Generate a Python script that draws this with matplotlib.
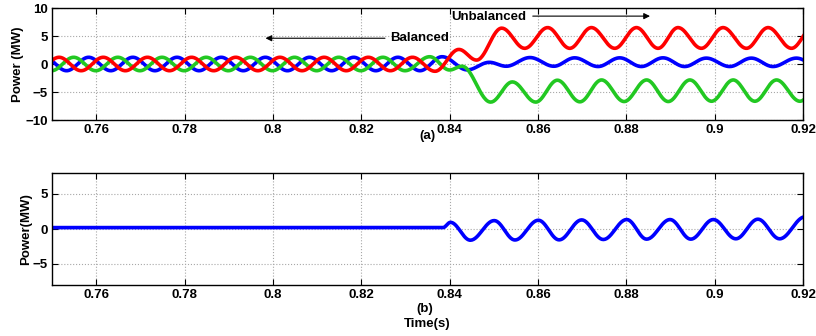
import numpy as np
import matplotlib
matplotlib.use('Agg')
import matplotlib.pyplot as plt

plt.rcParams['font.family'] = 'Liberation Sans'
plt.rcParams['font.weight'] = 'bold'
plt.rcParams['font.size'] = 9.5

# peaks / troughs: time (s), power (MW)
red_t = [0.7466, 0.7516, 0.7566, 0.7616, 0.7666, 0.7716, 0.7766, 0.7816, 0.7866,
         0.7916, 0.7966, 0.8016, 0.8066, 0.8116, 0.8166, 0.8216, 0.8266, 0.8316,
         0.8367, 0.8421, 0.8461, 0.8518, 0.8570, 0.8622, 0.8672, 0.8721, 0.8774,
         0.8823, 0.8872, 0.8917, 0.8970, 0.9019, 0.9072, 0.9121, 0.9174, 0.9222]
red_v = [-1.2, 1.2, -1.2, 1.2, -1.2, 1.2, -1.2, 1.2, -1.2,
         1.2, -1.2, 1.2, -1.2, 1.2, -1.2, 1.2, -1.2, 1.2,
         -1.3, 2.6, 0.7, 6.4, 2.8, 6.5, 2.8, 6.5, 2.8,
         6.5, 2.8, 6.5, 2.8, 6.5, 2.8, 6.5, 2.8, 6.5]

green_t = [0.7449, 0.7499, 0.7549, 0.7599, 0.7649, 0.7699, 0.7749, 0.7799, 0.7849,
           0.7899, 0.7949, 0.7999, 0.8049, 0.8099, 0.8149, 0.8199, 0.8249, 0.8299,
           0.8355, 0.8400, 0.8428, 0.8493, 0.8542, 0.8595, 0.8644, 0.8695, 0.8744,
           0.8795, 0.8846, 0.8895, 0.8944, 0.8993, 0.9042, 0.9091, 0.9140, 0.9193, 0.9243]
green_v = [1.2, -1.2, 1.2, -1.2, 1.2, -1.2, 1.2, -1.2, 1.2,
           -1.2, 1.2, -1.2, 1.2, -1.2, 1.2, -1.2, 1.2, -1.2,
           1.3, -1.07, -0.4, -6.8, -3.2, -6.8, -2.9, -6.75, -2.85,
           -6.7, -2.85, -6.7, -2.85, -6.65, -2.85, -6.65, -2.85, -6.65, -2.85]

blue_t = [0.7433, 0.7483, 0.7533, 0.7583, 0.7633, 0.7683, 0.7733, 0.7783, 0.7833,
          0.7883, 0.7933, 0.7983, 0.8033, 0.8083, 0.8133, 0.8183, 0.8233, 0.8283, 0.8333,
          0.8383, 0.8440, 0.8490, 0.8528, 0.8582, 0.8636, 0.8683, 0.8736, 0.8785,
          0.8834, 0.8883, 0.8932, 0.8981, 0.9034, 0.9083, 0.9132, 0.9185, 0.9235]
blue_v = [-1.2, 1.2, -1.2, 1.2, -1.2, 1.2, -1.2, 1.2, -1.2,
          1.2, -1.2, 1.2, -1.2, 1.2, -1.2, 1.2, -1.2, 1.2, -1.2,
          1.3, -1.05, 0.3, -0.4, 1.15, -0.4, 1.1, -0.45, 1.1,
          -0.45, 1.1, -0.45, 1.05, -0.45, 1.05, -0.45, 1.05, -0.45]

total_t = [0.745, 0.8385, 0.8402, 0.8447, 0.8501, 0.8548, 0.8601, 0.8648, 0.8699, 0.8748,
           0.8801, 0.8846, 0.8899, 0.8946, 0.8997, 0.9048, 0.9098, 0.9147, 0.9205]
total_v = [0.2, 0.2, 0.95, -1.6, 1.2, -1.57, 1.25, -1.55, 1.3, -1.5,
           1.35, -1.45, 1.35, -1.45, 1.35, -1.4, 1.4, -1.4, 1.75]

xticks = [0.76, 0.78, 0.8, 0.82, 0.84, 0.86, 0.88, 0.9, 0.92]
xticklabels = ['0.76', '0.78', '0.8', '0.82', '0.84', '0.86', '0.88', '0.9', '0.92']


def wave(tk, vk, n=30):
    # half-cosine stroke between consecutive extrema
    ts, vs = [], []
    for i in range(len(tk) - 1):
        s = np.linspace(0, 1, n, endpoint=False)
        ts.append(tk[i] + (tk[i + 1] - tk[i]) * s)
        vs.append(vk[i] + (vk[i + 1] - vk[i]) * (1 - np.cos(np.pi * s)) / 2)
    ts.append([tk[-1]])
    vs.append([vk[-1]])
    return np.concatenate(ts), np.concatenate(vs)


def style(ax, ylim, yticks):
    ax.set_xlim(0.75, 0.92)
    ax.set_ylim(*ylim)
    ax.set_xticks(xticks)
    ax.set_xticklabels(xticklabels)
    ax.set_yticks(yticks)
    ax.grid(True, linestyle=':', color='#a8a8a8', linewidth=0.8)
    ax.tick_params(direction='in', top=True, right=True, length=4, width=0.8, pad=3)
    for sp in ax.spines.values():
        sp.set_linewidth(1.0)


fig = plt.figure(figsize=(8.16, 3.36), dpi=100)
ax1 = fig.add_axes([52 / 816, 1 - 120 / 336, 751 / 816, 112 / 336])
ax2 = fig.add_axes([52 / 816, 1 - 285 / 336, 751 / 816, 112 / 336])

lw = 2.6
ax1.plot(*wave(blue_t, blue_v), color='#0000ff', lw=lw)
ax1.plot(*wave(green_t, green_v), color='#22c822', lw=lw)
ax1.plot(*wave(red_t, red_v), color='#ff0000', lw=lw)
style(ax1, (-10, 10), [-10, -5, 0, 5, 10])

arrow = dict(arrowstyle='-|>', lw=0.8, color='k', mutation_scale=9)
ax1.annotate('', xy=(0.7977, 4.6), xytext=(0.8260, 4.6), arrowprops=arrow)
ax1.text(0.8265, 4.6, 'Balanced', ha='left', va='center')
ax1.annotate('', xy=(0.8860, 8.55), xytext=(0.8582, 8.55), arrowprops=arrow)
ax1.text(0.8404, 8.45, 'Unbalanced', ha='left', va='center')

ax2.plot(*wave(total_t, total_v), color='#0000ff', lw=lw)
style(ax2, (-8, 8), [-5, 0, 5])

fig.text(18 / 816, 1 - 64 / 336, 'Power (MW)', rotation=90, ha='center', va='center')
fig.text(26 / 816, 1 - 229 / 336, 'Power(MW)', rotation=90, ha='center', va='center')
fig.text(427 / 816, 1 - 136 / 336, '(a)', ha='center', va='center')
fig.text(425 / 816, 1 - 309 / 336, '(b)', ha='center', va='center')
fig.text(427 / 816, 1 - 324 / 336, 'Time(s)', ha='center', va='center')

fig.savefig('out.png', dpi=100)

▬▬▬

**GOAL OF THE EXERCISE:**
Look through the data and show every line containing "matplotlib".

**FINAL RESULT:**
Generate a Python script that draws this with matplotlib.
import matplotlib
matplotlib.use('Agg')
import matplotlib.pyplot as plt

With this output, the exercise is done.